Power, mutual accountability and responsibility in the practice of international aid: A relational approach

Library
Rosalind Eyben
2008

Summary

This paper takes a fresh look at current efforts to strengthen mutual accountability in international aid relations. It concludes with some practical steps that aid agencies could immediately start to take to encourage mutual responsibility.

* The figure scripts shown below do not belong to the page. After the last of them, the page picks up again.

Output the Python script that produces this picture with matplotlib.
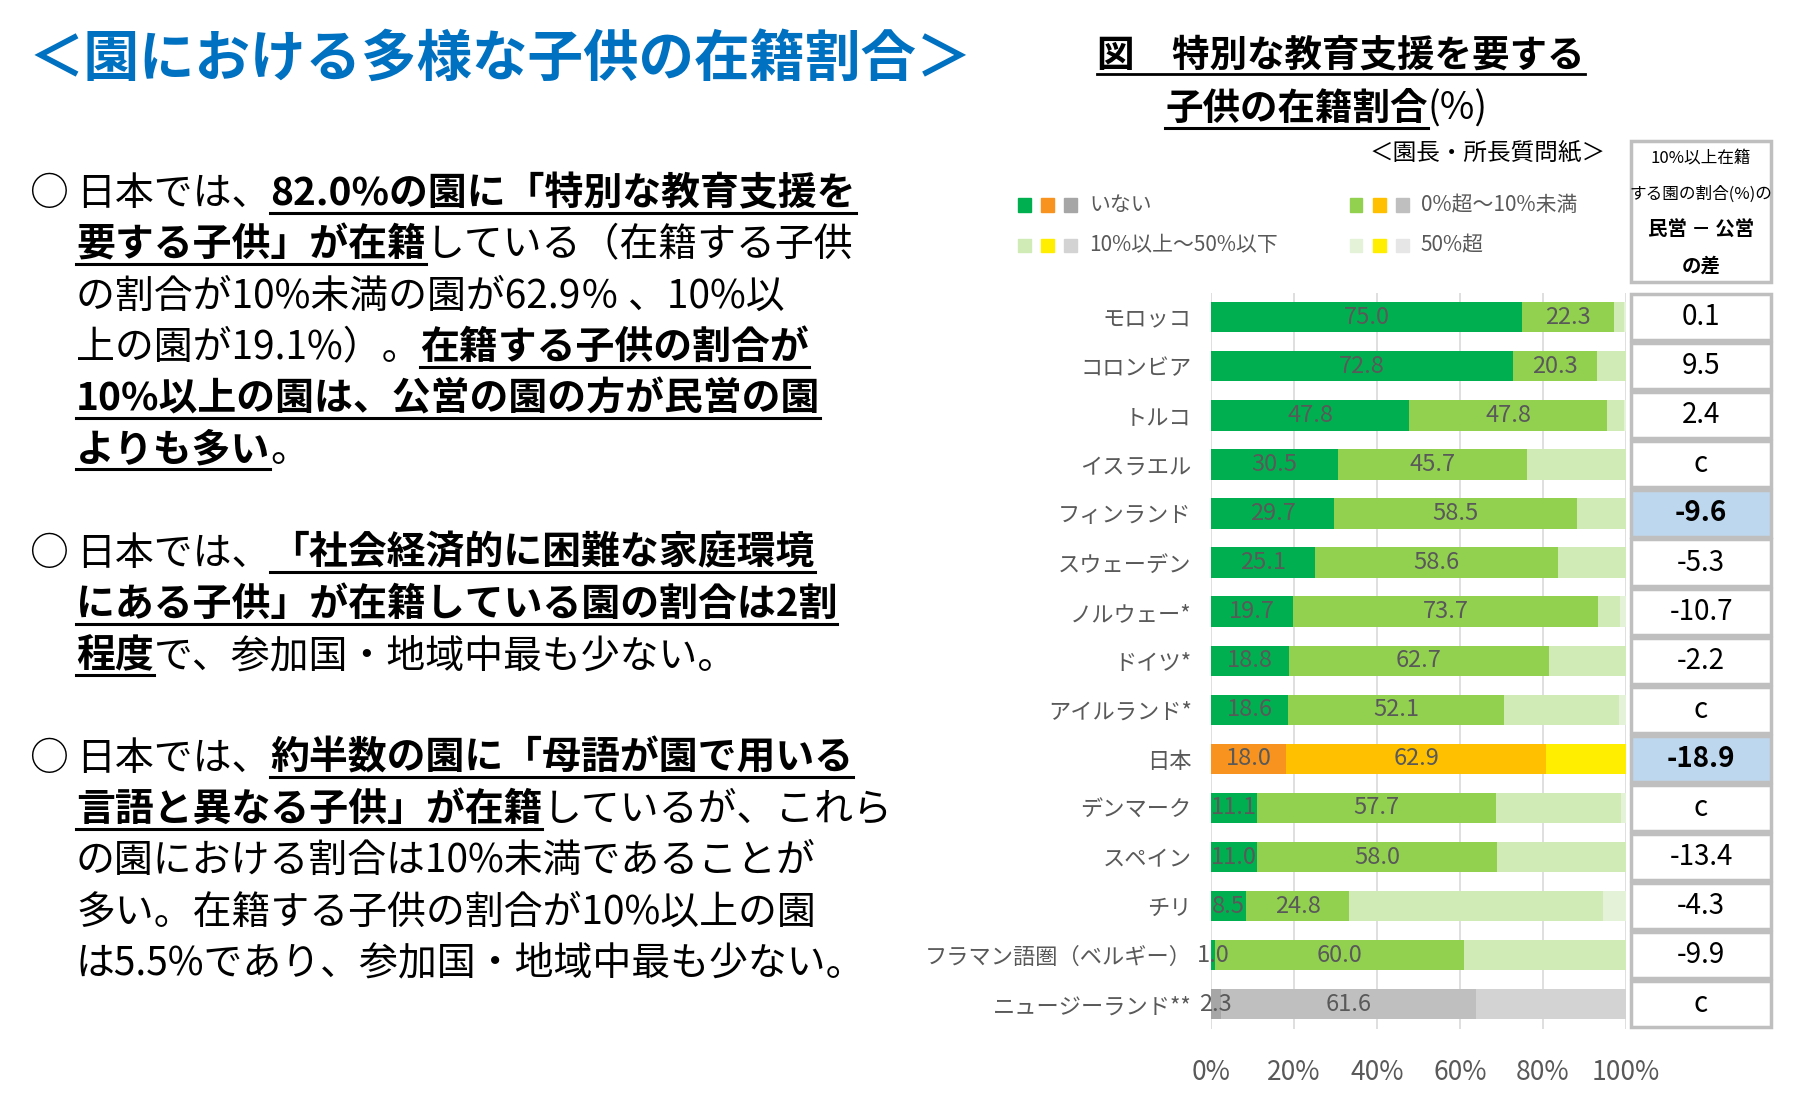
import matplotlib.pyplot as plt
from matplotlib.patches import Rectangle
from matplotlib.transforms import blended_transform_factory

plt.rcParams['font.family'] = ['Noto Sans CJK JP', 'DejaVu Sans']

countries = ["モロッコ", "コロンビア", "トルコ", "イスラエル", "フィンランド", "スウェーデン",
             "ノルウェー*", "ドイツ*", "アイルランド*", "日本", "デンマーク", "スペイン", "チリ",
             "フラマン語圏（ベルギー）", "ニュージーランド**"]
none_pct = [75.0, 72.8, 47.8, 30.5, 29.7, 25.1, 19.7, 18.8, 18.6, 18.0, 11.1, 11.0, 8.5, 1.0, 2.3]
under10 = [22.3, 20.3, 47.8, 45.7, 58.5, 58.6, 73.7, 62.7, 52.1, 62.9, 57.7, 58.0, 24.8, 60.0, 61.6]
from10to50 = [2.2, 6.9, 3.9, 23.8, 11.8, 16.3, 5.2, 18.5, 27.6, 0.0, 30.2, 31.0, 61.3, 39.0, 36.1]
over50 = [0.5, 0.0, 0.5, 0.0, 0.0, 0.0, 1.4, 0.0, 1.7, 19.1, 1.0, 0.0, 5.4, 0.0, 0.0]
diff_labels = ["0.1", "9.5", "2.4", "c", "-9.6", "-5.3", "-10.7", "-2.2", "c", "-18.9",
               "c", "-13.4", "-4.3", "-9.9", "c"]
highlight = ["フィンランド", "日本"]
x_ticks = [0, 20, 40, 60, 80, 100]

green = ["#00B050", "#92D050", "#D0EBB5", "#E4F2D8"]
japan = ["#F7931E", "#FFC000", "#FFEE00", "#FFEE00"]
grays = ["#A6A6A6", "#BFBFBF", "#D3D3D3", "#E6E6E6"]

W, H = 1560.0, 960.0
fig = plt.figure(figsize=(17.96, 11.06), dpi=100)
fig.patch.set_facecolor("white")
renderer = fig.canvas.get_renderer()


def fx(x):
    return x / W


def fy(y):
    return 1 - y / H


def runs(x, y, parts, size=28):
    # parts: list of (text, bold_underlined)
    cx = fx(x)
    for s, b in parts:
        t = fig.text(cx, fy(y), s, fontsize=size, fontweight="bold" if b else "normal",
                     va="baseline", ha="left", color="black")
        bb = t.get_window_extent(renderer).transformed(fig.transFigure.inverted())
        if b:
            fig.add_artist(plt.Line2D([cx, bb.x1], [fy(y) - 0.007] * 2, color="black",
                                      lw=2.2, transform=fig.transFigure))
        cx = bb.x1
    return cx


# left title
fig.text(fx(25), fy(52), "＜園における多様な子供の在籍割合＞", fontsize=40, fontweight="bold",
         color="#0070C0", va="center", ha="left")

paras = [
    (178, [[("日本では、", 0), ("82.0%の園に「特別な教育支援を", 1)],
           [("要する子供」が在籍", 1), ("している（在籍する子供", 0)],
           [("の割合が10%未満の園が62.9％ 、10%以", 0)],
           [("上の園が19.1%）。", 0), ("在籍する子供の割合が", 1)],
           [("10%以上の園は、公営の園の方が民営の園", 1)],
           [("よりも多い", 1), ("。", 0)]]),
    (490, [[("日本では、", 0), ("「社会経済的に困難な家庭環境", 1)],
           [("にある子供」が在籍している園の割合は2割", 1)],
           [("程度", 1), ("で、参加国・地域中最も少ない。", 0)]]),
    (668, [[("日本では、", 0), ("約半数の園に「母語が園で用いる", 1)],
           [("言語と異なる子供」が在籍", 1), ("しているが、これら", 0)],
           [("の園における割合は10%未満であることが", 0)],
           [("多い。在籍する子供の割合が10%以上の園", 0)],
           [("は5.5%であり、参加国・地域中最も少ない。", 0)]]),
]
for y0, lines in paras:
    fig.text(fx(25), fy(y0), "○", fontsize=28, va="baseline", ha="left")
    for i, parts in enumerate(lines):
        runs(66, y0 + i * 44.5, parts)

# chart title
t1 = fig.text(fx(1165), fy(58), "図　特別な教育支援を要する", fontsize=27, fontweight="bold",
              ha="center", va="baseline")
bb = t1.get_window_extent(renderer).transformed(fig.transFigure.inverted())
fig.add_artist(plt.Line2D([bb.x0, bb.x1], [fy(64)] * 2, color="black", lw=2,
                          transform=fig.transFigure))
end = runs(1012, 104, [("子供の在籍割合", 1)], size=27)
fig.text(end, fy(104), "(%)", fontsize=27, va="baseline", ha="left")
fig.text(fx(1292), fy(134), "＜園長・所長質問紙＞", fontsize=17, ha="center", va="center")

# legend
legend_items = [(890, 178, 0, "いない"), (1178, 178, 1, "0%超～10%未満"),
                (890, 213, 2, "10%以上～50%以下"), (1178, 213, 3, "50%超")]
for lx, ly, k, lab in legend_items:
    for j, pal in enumerate([green, japan, grays]):
        fig.add_artist(Rectangle((fx(lx + j * 20) - 0.0035, fy(ly) - 0.006), 0.007, 0.012,
                                 color=pal[k], transform=fig.transFigure))
    fig.text(fx(lx + 56), fy(ly), lab, fontsize=15, color="#595959", va="center", ha="left")

# bars
ax = fig.add_axes([fx(1052), fy(893), fx(1412) - fx(1052), fy(254) - fy(893)])
ypos = list(range(len(countries)))
segs = [none_pct, under10, from10to50, over50]
for i, c in enumerate(countries):
    pal = japan if c == "日本" else (grays if "ニュージーランド" in c else green)
    left = 0
    for k, seg in enumerate(segs):
        ax.barh(i, seg[i], left=left, height=0.62, color=pal[k], zorder=2)
        if k < 2:
            ax.text(left + seg[i] / 2, i, f"{seg[i]:.1f}", ha="center", va="center",
                    fontsize=17, color="#595959", zorder=3)
        left += seg[i]
ax.set_xlim(0, 100)
ax.set_ylim(len(countries) - 0.5, -0.5)
ax.set_xticks(x_ticks)
ax.set_xticklabels([f"{v}%" for v in x_ticks], fontsize=19, color="#595959")
ax.set_yticks(ypos)
ax.set_yticklabels(countries, fontsize=16, color="#595959")
ax.tick_params(length=0, axis="x", pad=22)
ax.tick_params(length=0, axis="y", pad=14)
ax.grid(axis="x", color="#D9D9D9", lw=1.2, zorder=0)
for s in ax.spines.values():
    s.set_visible(False)

# right table
tr = blended_transform_factory(fig.transFigure, ax.transData)
x0, x1 = fx(1417), fx(1538)
fig.add_artist(Rectangle((x0, fy(245)), x1 - x0, fy(122) - fy(245), facecolor="white",
                         edgecolor="#BFBFBF", lw=2.5, transform=fig.transFigure))
for j, s in enumerate(["10%以上在籍", "する園の割合(%)の", "民営 － 公営", "の差"]):
    fig.text((x0 + x1) / 2, fy(138 + j * 31), s, fontsize=12 if j < 2 else 14, ha="center",
             va="center", fontweight="bold" if j >= 2 else "normal")
for i, c in enumerate(countries):
    hl = c in highlight
    fig.add_artist(Rectangle((x0, i - 0.47), x1 - x0, 0.94,
                             facecolor="#BDD7EE" if hl else "white", edgecolor="#BFBFBF",
                             lw=2.5, transform=tr, clip_on=False))
    fig.text((x0 + x1) / 2, i, diff_labels[i], transform=tr, fontsize=20, ha="center",
             va="center", fontweight="bold" if hl else "normal")

fig.savefig("out.png", dpi=100, facecolor="white")
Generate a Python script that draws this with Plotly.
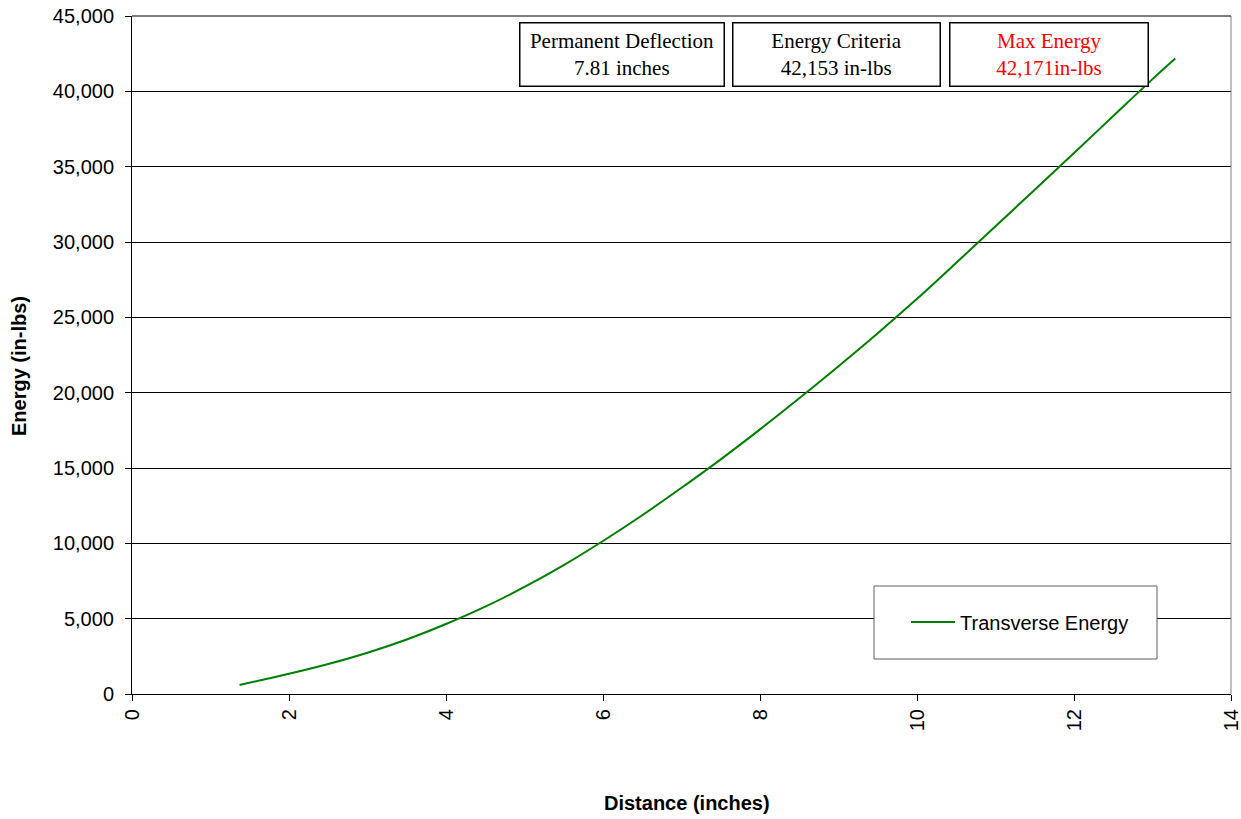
import plotly.graph_objects as go

distance = [1.37, 2.0, 2.5, 3.0, 3.5, 4.0, 4.5, 5.0, 5.5, 6.0, 6.5, 7.0, 7.5, 8.0,
            8.5, 9.0, 9.5, 10.0, 10.5, 11.0, 11.5, 12.0, 12.5, 13.0, 13.29]
energy = [600, 1340, 1990, 2740, 3620, 4645, 5795, 7105, 8555, 10155, 11865, 13685,
          15575, 17565, 19630, 21760, 23950, 26230, 28620, 31045, 33470, 35910,
          38360, 40810, 42171]

series_name = "Transverse Energy"
x_ticks = [0, 2, 4, 6, 8, 10, 12, 14]
y_ticks = [0, 5000, 10000, 15000, 20000, 25000, 30000, 35000, 40000, 45000]
y_tick_labels = ["0", "5,000", "10,000", "15,000", "20,000", "25,000", "30,000",
                 "35,000", "40,000", "45,000"]
info_boxes = [
    ("Permanent Deflection<br>7.81 inches", "black"),
    ("Energy Criteria<br>42,153 in-lbs", "black"),
    ("Max Energy<br>42,171in-lbs", "red"),
]

W, H = 1241, 819
PX0, PX1, PY0, PY1 = 132, 1231, 16, 694  # plot area in page pixels
L, T, R, B = PX0, PY0, W - PX1, H - PY1

def px(xp):
    return (xp - PX0) / (PX1 - PX0)

def py(yp):
    return (PY1 - yp) / (PY1 - PY0)

fig = go.Figure()
fig.add_trace(go.Scatter(x=distance, y=energy, mode="lines", name=series_name,
                         line=dict(color="#008000", width=2), line_shape="spline"))

fig.update_layout(
    width=W, height=H,
    margin=dict(l=L, r=R, t=T, b=B, pad=0, autoexpand=False),
    paper_bgcolor="white", plot_bgcolor="white",
    font=dict(family="Liberation Sans, Arial", size=20, color="black"),
    showlegend=True,
    legend=dict(x=px(906), y=py(622), xanchor="left", yanchor="middle",
                bgcolor="rgba(0,0,0,0)", borderwidth=0, itemwidth=44,
                font=dict(size=20, family="Liberation Sans, Arial")),
)
fig.update_xaxes(range=[0, 14], tickvals=x_ticks, ticktext=[str(v) for v in x_ticks],
                 tickangle=-90, showgrid=False, zeroline=False, automargin=False,
                 ticklabeloverflow="allow",
                 showline=True, linecolor="black", linewidth=1,
                 ticks="outside", ticklen=6, tickcolor="black", ticklabelstandoff=0)
fig.update_yaxes(range=[0, 45000], tickvals=y_ticks, ticktext=y_tick_labels,
                 showgrid=True, gridcolor="black", gridwidth=1, zeroline=False,
                 automargin=False, ticklabeloverflow="allow",
                 showline=True, linecolor="black", linewidth=1,
                 ticks="outside", ticklen=6, tickcolor="black", ticklabelstandoff=7)

shapes = [
    dict(type="line", xref="paper", yref="paper", x0=1, x1=1, y0=0, y1=1,
         line=dict(color="#808080", width=1)),
    dict(type="line", xref="paper", yref="paper", x0=0, x1=1, y0=1, y1=1,
         line=dict(color="black", width=1)),
    dict(type="rect", xref="paper", yref="paper", x0=px(874), x1=px(1157),
         y0=py(659), y1=py(586), fillcolor="white",
         line=dict(color="#606060", width=1), layer="above"),
]
fig.update_layout(shapes=shapes)

box_pos = [(519, 724), (732, 940), (949, 1148)]
for (text, color), (x0, x1) in zip(info_boxes, box_pos):
    fig.add_annotation(xref="paper", yref="paper", x=px((x0 + x1) / 2), y=py(54.5),
                       xanchor="center", yanchor="middle",
                       text=text, showarrow=False, align="center",
                       width=x1 - x0 - 4, height=60, borderpad=1,
                       bordercolor="black", borderwidth=1.5, bgcolor="white",
                       font=dict(family="Liberation Serif, Times New Roman",
                                 size=21, color=color))

fig.add_annotation(xref="paper", yref="paper", x=px(687), y=py(803),
                   xanchor="center", yanchor="middle",
                   text="<b>Distance (inches)</b>", showarrow=False,
                   font=dict(size=20, family="Liberation Sans, Arial"))
fig.add_annotation(xref="paper", yref="paper", x=px(19), y=py(366),
                   xanchor="center", yanchor="middle",
                   text="<b>Energy (in-lbs)</b>", showarrow=False, textangle=-90,
                   font=dict(size=20, family="Liberation Sans, Arial"))

fig.write_html("out.html",
               config={"displayModeBar": False},
               post_script="document.body.style.margin='0px';"
                           "document.body.style.overflow='hidden';")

The paper asks “What additional possibilities become available when we conceptualise aid as a field of interdependent and dynamic relations that are played out in the absence of pre-established consensus or shared vision concerning desired changes?”

Key findings:

  • Mutual accountability requires identifying specific power holders, diffuse or relational power links to ideas of mutual responsibility and the effect we have upon each other and the wider system. Recognising power as central to aid relationships allows for serious critical examination of the organisational cultures and practices that shape expectations of what international aid can and should do. It is equally important to make visible and tackle unhelpful processes that reinforce existing power relations and that may be hindering the effectiveness of mechanisms established to support mutual accountability.
  • The tendency is to understand mutual accountability as holding each other to account for performance against pre-established objectives. It reflects a perception of aid as a contract and exemplifies the dominant ‘philosophical plumbing’ of donor organisations, one that views the world as a collection of entities. From this substantialist perspective, mutual accountability is about strengthening mechanisms for regulating behaviour between autonomous parties. But such efforts are constrained by the global political economic structures that sustain the very inequities in aid relations that make mutual accountability so difficult.
  • A relational approach, just like a substantialist approach, is not necessarily normative. In other words, it is about explaining how life is, not how it should be. It is not necessarily a theory of change. Relationalism understands entities as mutable, shaped by their position in relation to others. Relational notions, married to ideas of process and complexity illuminate the messy and contradictory quality of aid relations that substantialism finds difficult to cope with. Yet, arguably much of what proves with hindsight to be effective aid may well be an outcome of relational approaches, although such approaches are rarely valued or reported.
  • Mutual accountability in aid relations is widely understood in managerial terms as accountability for performance in delivering agreed results. The emphasis on measuring targets, such as increasing the numbers in school, makes invisible the relational processes that can sustain real and durable change. There is a growing literature concerning how to assess wider policy as well as project interventions from a processual/complexity perspective of change being an effect of relational interactions. It requires evaluation methodologies that focus on processes and relations, for example ‘outcome mapping’.
  • A process approach would complement the assessment of outcomes by also assessing mutual responsibility for the quality of relations against agreed indicators that could be regularly reviewed and widely commented upon. Because an emphasis on performance measurement can lead to mutual risk-adverse behaviour, compensatory process indicators might include ‘preparedness to take risks’, ‘embracing and learning from failure’ and ‘willingness to change one’s mind.

Source

Eyben, R. (2008). Power, mutual accountability and responsibility in the practice of international aid: A relational approach. Working Paper No. 305. Brighton:IDS.